*Problem to solve*: Starting at the line containing "Write a web" and ending at the line containing "const yTitle = 'Path Length';", reproduce each line exactly as written, with both end lines included and all pictures omitted.

====== Supplied data

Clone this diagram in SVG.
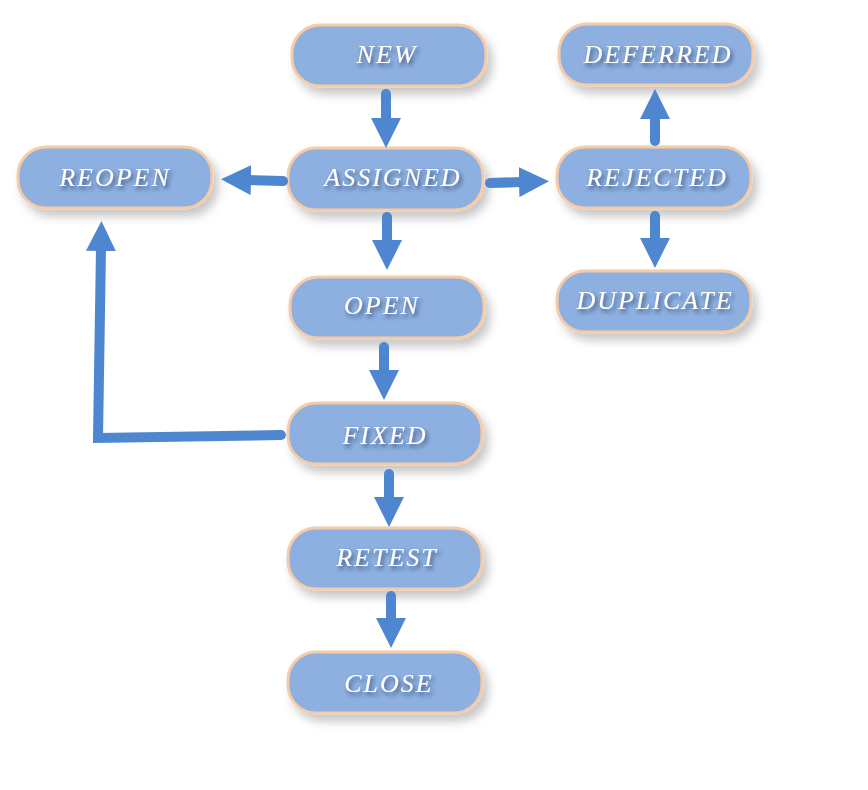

============
====== Supplied data

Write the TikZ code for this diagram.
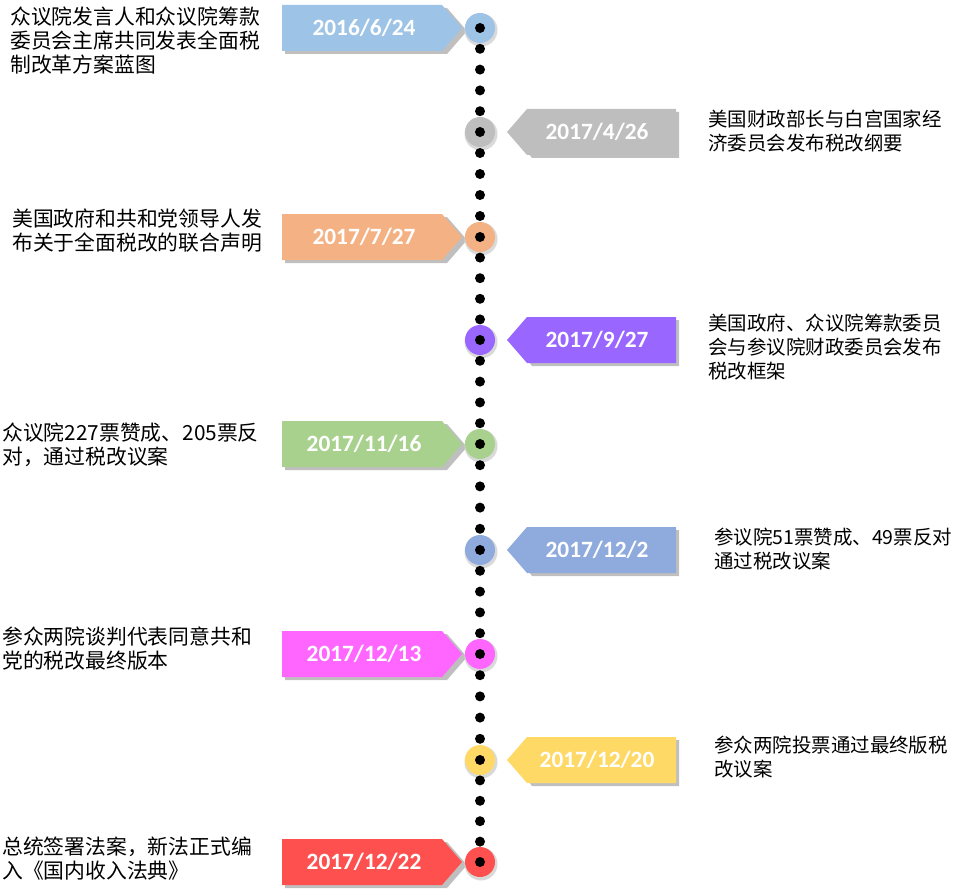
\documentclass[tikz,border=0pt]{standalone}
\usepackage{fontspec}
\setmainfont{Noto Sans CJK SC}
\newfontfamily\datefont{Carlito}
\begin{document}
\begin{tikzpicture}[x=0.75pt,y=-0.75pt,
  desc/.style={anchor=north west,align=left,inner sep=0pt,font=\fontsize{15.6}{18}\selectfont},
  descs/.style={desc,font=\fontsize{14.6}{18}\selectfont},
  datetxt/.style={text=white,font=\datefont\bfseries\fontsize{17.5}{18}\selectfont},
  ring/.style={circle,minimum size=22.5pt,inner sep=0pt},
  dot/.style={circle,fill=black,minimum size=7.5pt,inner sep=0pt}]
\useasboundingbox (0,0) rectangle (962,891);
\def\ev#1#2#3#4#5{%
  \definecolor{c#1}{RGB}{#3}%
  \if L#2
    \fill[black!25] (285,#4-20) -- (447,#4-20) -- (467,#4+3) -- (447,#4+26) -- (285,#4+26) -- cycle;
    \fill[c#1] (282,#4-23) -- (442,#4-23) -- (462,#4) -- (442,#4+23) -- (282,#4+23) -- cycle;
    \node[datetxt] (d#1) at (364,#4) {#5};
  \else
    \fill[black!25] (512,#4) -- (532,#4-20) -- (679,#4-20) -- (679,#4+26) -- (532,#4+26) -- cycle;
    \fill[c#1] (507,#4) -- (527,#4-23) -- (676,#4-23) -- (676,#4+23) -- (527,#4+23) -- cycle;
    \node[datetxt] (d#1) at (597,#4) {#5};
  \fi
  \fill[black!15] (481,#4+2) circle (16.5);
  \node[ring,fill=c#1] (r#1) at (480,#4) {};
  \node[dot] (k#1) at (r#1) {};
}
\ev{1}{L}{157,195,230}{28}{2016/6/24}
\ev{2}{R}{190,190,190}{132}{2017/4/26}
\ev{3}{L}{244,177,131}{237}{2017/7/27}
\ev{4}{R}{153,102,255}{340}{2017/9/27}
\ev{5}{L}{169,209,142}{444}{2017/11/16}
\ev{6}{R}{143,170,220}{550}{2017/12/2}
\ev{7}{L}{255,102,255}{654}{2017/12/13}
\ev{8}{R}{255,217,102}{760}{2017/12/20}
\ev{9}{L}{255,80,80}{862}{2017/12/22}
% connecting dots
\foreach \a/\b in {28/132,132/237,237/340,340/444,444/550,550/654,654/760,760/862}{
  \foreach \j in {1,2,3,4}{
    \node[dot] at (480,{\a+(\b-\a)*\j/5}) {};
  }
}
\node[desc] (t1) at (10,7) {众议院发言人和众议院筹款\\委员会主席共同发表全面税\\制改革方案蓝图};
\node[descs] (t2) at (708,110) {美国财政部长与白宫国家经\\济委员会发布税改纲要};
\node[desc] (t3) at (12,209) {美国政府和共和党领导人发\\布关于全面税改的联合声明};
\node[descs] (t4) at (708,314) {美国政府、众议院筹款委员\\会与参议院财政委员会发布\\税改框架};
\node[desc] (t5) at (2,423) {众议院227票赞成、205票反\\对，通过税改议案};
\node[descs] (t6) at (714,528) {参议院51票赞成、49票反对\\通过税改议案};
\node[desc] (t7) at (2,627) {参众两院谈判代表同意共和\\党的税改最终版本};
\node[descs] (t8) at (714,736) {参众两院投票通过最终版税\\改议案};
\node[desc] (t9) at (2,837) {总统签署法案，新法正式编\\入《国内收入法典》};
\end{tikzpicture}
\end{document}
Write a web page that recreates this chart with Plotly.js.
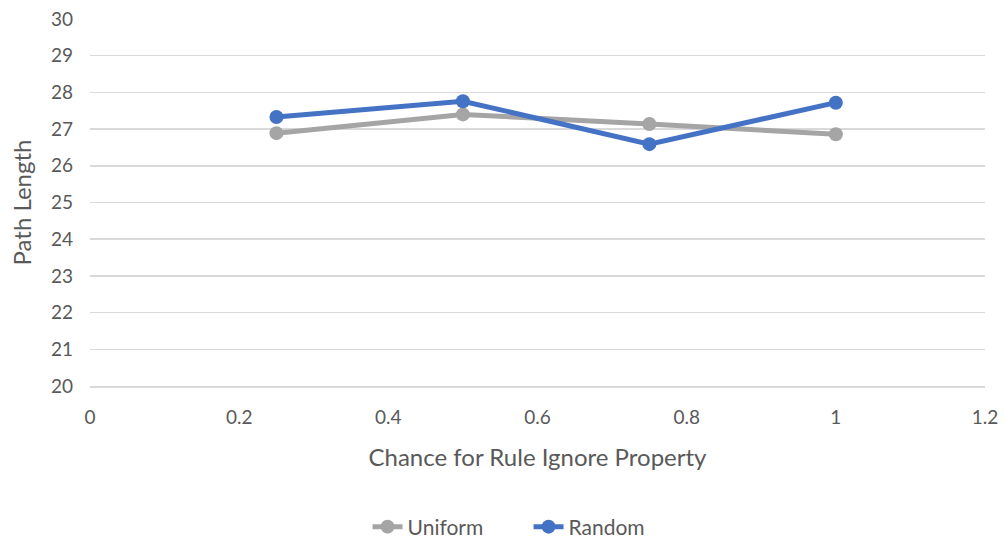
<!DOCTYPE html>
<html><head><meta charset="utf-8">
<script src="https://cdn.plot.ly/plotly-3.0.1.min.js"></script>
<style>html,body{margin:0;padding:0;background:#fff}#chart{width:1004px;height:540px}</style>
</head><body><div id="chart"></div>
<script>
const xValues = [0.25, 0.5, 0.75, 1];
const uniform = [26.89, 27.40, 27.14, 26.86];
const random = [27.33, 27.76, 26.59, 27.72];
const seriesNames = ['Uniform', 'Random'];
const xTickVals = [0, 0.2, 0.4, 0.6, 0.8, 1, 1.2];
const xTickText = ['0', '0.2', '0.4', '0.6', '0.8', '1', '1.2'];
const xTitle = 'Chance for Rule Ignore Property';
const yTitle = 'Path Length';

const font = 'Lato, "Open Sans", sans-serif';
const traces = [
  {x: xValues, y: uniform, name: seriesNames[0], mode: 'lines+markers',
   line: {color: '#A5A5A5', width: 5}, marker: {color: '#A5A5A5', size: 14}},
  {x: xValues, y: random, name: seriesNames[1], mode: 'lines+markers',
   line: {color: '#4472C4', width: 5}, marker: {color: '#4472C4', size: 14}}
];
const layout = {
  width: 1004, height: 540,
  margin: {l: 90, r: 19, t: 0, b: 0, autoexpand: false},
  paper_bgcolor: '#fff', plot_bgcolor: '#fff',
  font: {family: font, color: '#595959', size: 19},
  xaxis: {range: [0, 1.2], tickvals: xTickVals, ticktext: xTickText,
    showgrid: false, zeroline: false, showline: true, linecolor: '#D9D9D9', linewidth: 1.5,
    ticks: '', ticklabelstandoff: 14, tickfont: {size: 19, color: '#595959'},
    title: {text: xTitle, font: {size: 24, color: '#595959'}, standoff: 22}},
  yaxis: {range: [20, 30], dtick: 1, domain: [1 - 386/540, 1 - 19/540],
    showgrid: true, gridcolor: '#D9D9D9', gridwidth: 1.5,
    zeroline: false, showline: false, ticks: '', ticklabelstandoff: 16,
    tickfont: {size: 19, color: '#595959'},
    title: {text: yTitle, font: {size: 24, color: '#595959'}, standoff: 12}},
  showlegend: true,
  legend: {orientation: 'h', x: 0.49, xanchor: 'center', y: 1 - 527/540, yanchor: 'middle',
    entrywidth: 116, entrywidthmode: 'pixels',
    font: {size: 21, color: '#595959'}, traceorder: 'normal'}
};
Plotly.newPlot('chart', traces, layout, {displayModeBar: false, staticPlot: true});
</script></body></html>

============
====== Supplied data

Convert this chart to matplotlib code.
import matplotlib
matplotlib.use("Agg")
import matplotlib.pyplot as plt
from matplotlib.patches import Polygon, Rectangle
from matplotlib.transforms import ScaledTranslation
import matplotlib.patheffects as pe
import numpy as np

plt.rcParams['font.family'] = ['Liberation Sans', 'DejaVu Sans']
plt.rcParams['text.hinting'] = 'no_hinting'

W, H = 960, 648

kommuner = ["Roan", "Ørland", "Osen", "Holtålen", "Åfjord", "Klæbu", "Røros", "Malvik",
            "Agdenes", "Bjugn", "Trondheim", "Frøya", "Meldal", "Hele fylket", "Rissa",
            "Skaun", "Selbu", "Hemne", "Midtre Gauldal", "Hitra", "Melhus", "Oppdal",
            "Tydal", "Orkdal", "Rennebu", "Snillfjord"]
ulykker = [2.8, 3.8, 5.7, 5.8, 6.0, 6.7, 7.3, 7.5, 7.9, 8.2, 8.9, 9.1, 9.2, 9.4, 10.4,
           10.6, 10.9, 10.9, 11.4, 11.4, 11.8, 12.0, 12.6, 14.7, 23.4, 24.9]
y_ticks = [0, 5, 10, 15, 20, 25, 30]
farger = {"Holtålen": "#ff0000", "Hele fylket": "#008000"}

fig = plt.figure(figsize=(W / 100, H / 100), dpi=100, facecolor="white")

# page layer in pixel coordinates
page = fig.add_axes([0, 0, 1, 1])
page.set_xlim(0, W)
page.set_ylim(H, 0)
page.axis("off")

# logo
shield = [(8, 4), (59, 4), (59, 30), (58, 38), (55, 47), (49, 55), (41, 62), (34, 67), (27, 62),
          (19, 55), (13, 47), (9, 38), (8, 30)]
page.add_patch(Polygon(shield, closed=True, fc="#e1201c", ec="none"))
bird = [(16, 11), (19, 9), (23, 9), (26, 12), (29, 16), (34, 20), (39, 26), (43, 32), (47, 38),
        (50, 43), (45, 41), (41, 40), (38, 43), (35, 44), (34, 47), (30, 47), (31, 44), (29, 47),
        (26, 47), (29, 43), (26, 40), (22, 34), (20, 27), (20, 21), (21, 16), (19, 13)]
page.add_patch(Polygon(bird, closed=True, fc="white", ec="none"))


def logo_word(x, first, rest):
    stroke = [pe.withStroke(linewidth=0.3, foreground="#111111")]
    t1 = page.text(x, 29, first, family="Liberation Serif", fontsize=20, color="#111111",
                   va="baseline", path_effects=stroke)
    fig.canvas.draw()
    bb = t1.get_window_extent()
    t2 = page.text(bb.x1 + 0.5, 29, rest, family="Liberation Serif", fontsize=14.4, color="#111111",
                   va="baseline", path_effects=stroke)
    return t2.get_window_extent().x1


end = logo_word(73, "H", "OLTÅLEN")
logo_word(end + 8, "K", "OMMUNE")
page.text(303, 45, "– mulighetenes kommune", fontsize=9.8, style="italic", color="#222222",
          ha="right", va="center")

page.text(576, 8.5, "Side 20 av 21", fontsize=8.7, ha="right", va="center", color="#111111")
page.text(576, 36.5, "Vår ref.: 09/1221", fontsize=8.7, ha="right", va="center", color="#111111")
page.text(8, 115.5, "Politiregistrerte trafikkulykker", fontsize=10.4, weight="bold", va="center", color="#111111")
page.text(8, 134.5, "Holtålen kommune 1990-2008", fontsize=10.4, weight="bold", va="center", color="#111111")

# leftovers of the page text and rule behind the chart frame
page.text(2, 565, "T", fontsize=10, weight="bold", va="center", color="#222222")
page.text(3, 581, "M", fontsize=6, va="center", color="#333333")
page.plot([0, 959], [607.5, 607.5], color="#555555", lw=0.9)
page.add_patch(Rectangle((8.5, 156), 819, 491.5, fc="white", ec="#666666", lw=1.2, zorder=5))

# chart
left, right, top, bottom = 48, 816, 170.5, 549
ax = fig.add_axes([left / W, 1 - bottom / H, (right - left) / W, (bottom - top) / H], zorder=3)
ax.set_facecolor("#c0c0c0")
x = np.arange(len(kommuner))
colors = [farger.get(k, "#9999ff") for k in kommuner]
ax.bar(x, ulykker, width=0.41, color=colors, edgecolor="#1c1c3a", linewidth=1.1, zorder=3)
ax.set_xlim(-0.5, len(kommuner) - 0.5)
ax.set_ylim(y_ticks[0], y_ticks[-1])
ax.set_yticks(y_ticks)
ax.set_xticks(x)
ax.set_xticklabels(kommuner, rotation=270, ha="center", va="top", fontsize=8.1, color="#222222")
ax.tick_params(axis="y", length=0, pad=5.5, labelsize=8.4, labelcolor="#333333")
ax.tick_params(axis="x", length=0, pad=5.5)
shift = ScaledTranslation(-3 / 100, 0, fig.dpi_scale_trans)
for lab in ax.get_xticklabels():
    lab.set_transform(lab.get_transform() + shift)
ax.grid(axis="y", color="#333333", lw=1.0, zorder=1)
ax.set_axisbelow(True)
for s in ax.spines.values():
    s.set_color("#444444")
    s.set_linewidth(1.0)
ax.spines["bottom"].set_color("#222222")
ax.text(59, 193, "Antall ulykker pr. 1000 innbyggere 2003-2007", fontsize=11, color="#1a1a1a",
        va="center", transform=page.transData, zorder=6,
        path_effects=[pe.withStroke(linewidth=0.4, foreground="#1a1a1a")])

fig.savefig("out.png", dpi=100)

============

*Final result*:
Write a web page that recreates this chart with Plotly.js.
<!DOCTYPE html>
<html><head><meta charset="utf-8">
<script src="https://cdn.plot.ly/plotly-3.0.1.min.js"></script>
<style>html,body{margin:0;padding:0;background:#fff}#chart{width:1004px;height:540px}</style>
</head><body><div id="chart"></div>
<script>
const xValues = [0.25, 0.5, 0.75, 1];
const uniform = [26.89, 27.40, 27.14, 26.86];
const random = [27.33, 27.76, 26.59, 27.72];
const seriesNames = ['Uniform', 'Random'];
const xTickVals = [0, 0.2, 0.4, 0.6, 0.8, 1, 1.2];
const xTickText = ['0', '0.2', '0.4', '0.6', '0.8', '1', '1.2'];
const xTitle = 'Chance for Rule Ignore Property';
const yTitle = 'Path Length';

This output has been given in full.